Summer is here, well it’s here for most of the country, summer won’t arrive in Seattle till after July 4th if it arrives at all. Weather aside there is one thing summer brings across the US to all cities, and that is the lack of good television shows.
Just like our nations school children when May and June roll around most television seems to end and the summer crap begins, until the fall when the regular shows return and our nights are once again spent with our eyeballs glued to a screen.
Having not worked in television, I don’t have the real answer for why the arrival of summer is the standard break for tv. My guess however is that Summer is supposed to be a time for families to travel, when children are out of school and staying out late and playing baseball, when the natural order of things shift and television no longer becomes a priority. This is when the networks have decided to give their regular shows a break and inundate us with crap they found laying around the editing room floor and reruns.

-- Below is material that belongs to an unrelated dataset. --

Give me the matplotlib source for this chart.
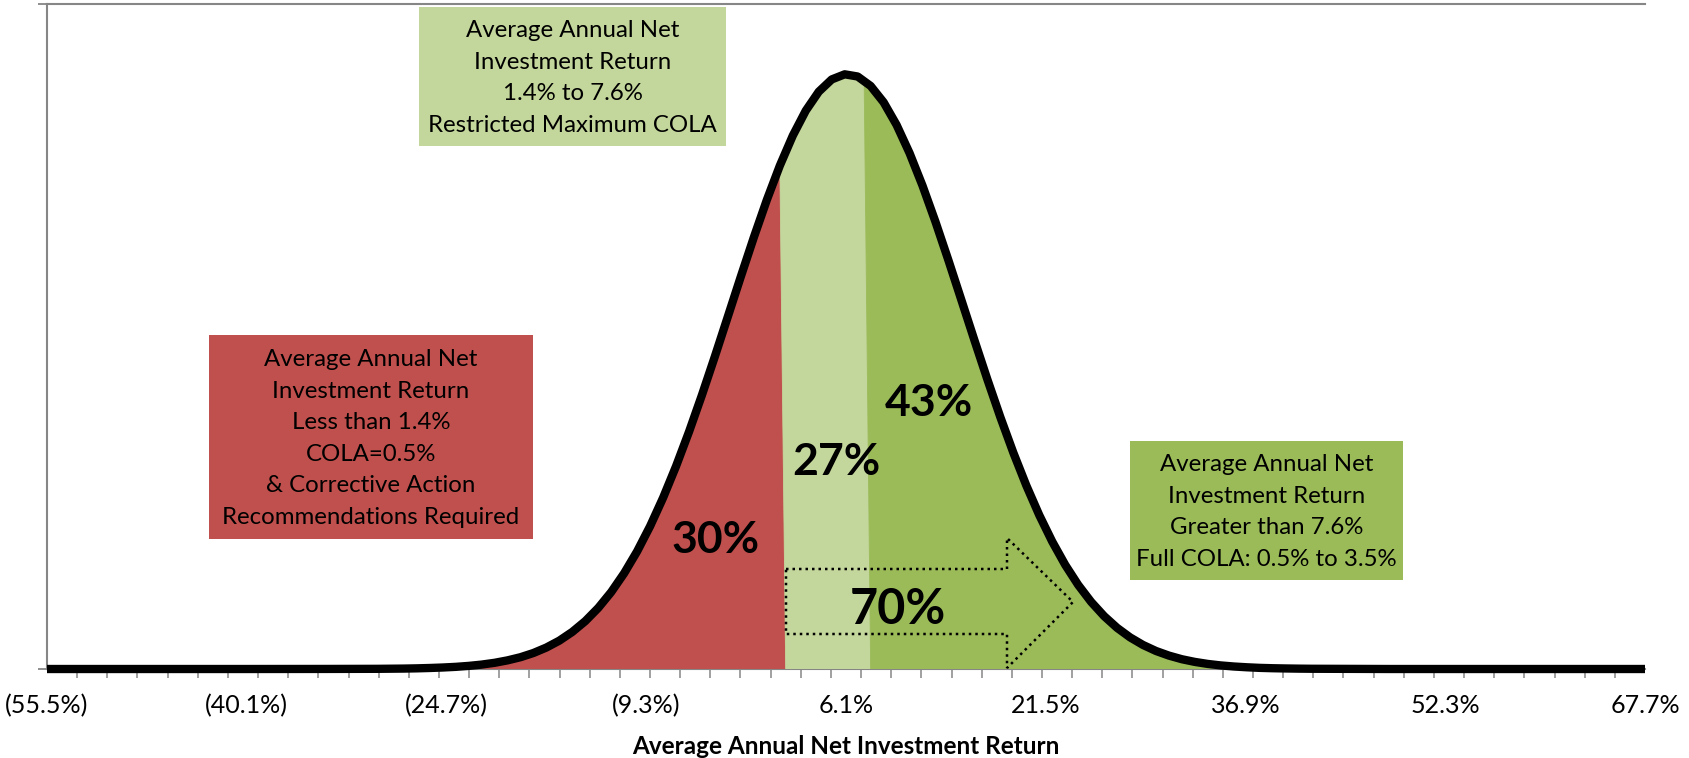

I am not a slave to the television schedule as I don’t have cable (not even basic), though I am on some kind of Netflix schedule. For those of you mourning the loss of your shows there is a cure.
Arguably one of the best shows no matter what season it’s in. Louie created by comedian Louis C.K. is hard to describe to someone who either A. is not familiar with C.K.’s humor or B. expects a television comedy to be a laugh riot. One part Seinfeld, one part Curb Your Enthusiasm, and one part gritty indie film. The humor is often dark and sometimes difficult to figure out just where it’s going, but crafted with an expert hand.
The “Louie” character navigates his life full of absurdist humor, simple observations, and arguments with existence. Occasionally the first go around of an episode will leave you confused and it won’t be until the second viewing that the episode clicks for you and suddenly you realize why the first fifteen minutes of the episode were spent focusing on a horrifying depiction of a doctor brought in s catholic school graphically demonstrating just how Jesus was crucified.
Each episode exists in its own reality and there is little or no story continuity and it doesn’t seem to follow any familiar story structure. A splicing together of short vignettes of story, performances in night clubs, conversations with his therapist, and discussions with his friends (who are all notable New York comics). This all seems like a recipe for disaster but in the hands of the ultra talented and passionate Louie C.K. it really sets itself apart as something special.
The show is written, directed, produced, acted, and even edited by C.K. Where normally I would see those credits and immediately cast him aside as an egomaniac who refuses to let others touch his precious product. Louie does it all out of passion and necessity, the pilot was put together on just a $200,000 budget.
My love for the show comes from my identification with Louie. He often seems to go through life awkwardly not quite knowing what to say to people in conversation or other social situations. He makes choices that appear to make little sense to outside observers but total sense to him. He’s a good person but can come off as a complete asshole.
I often feel like that, I suspect that most people can feel that way too and to see a character who embodies that life is refreshing. Louie is a show that takes all the little moments of Louis C.K.’s life and exploits them in brief little hilarious and brilliant moments. This is not just a show that makes you laugh, it truly makes you think.
You can catch Louie when those summer nights have got you down, every Thursday at 10:30 on FX.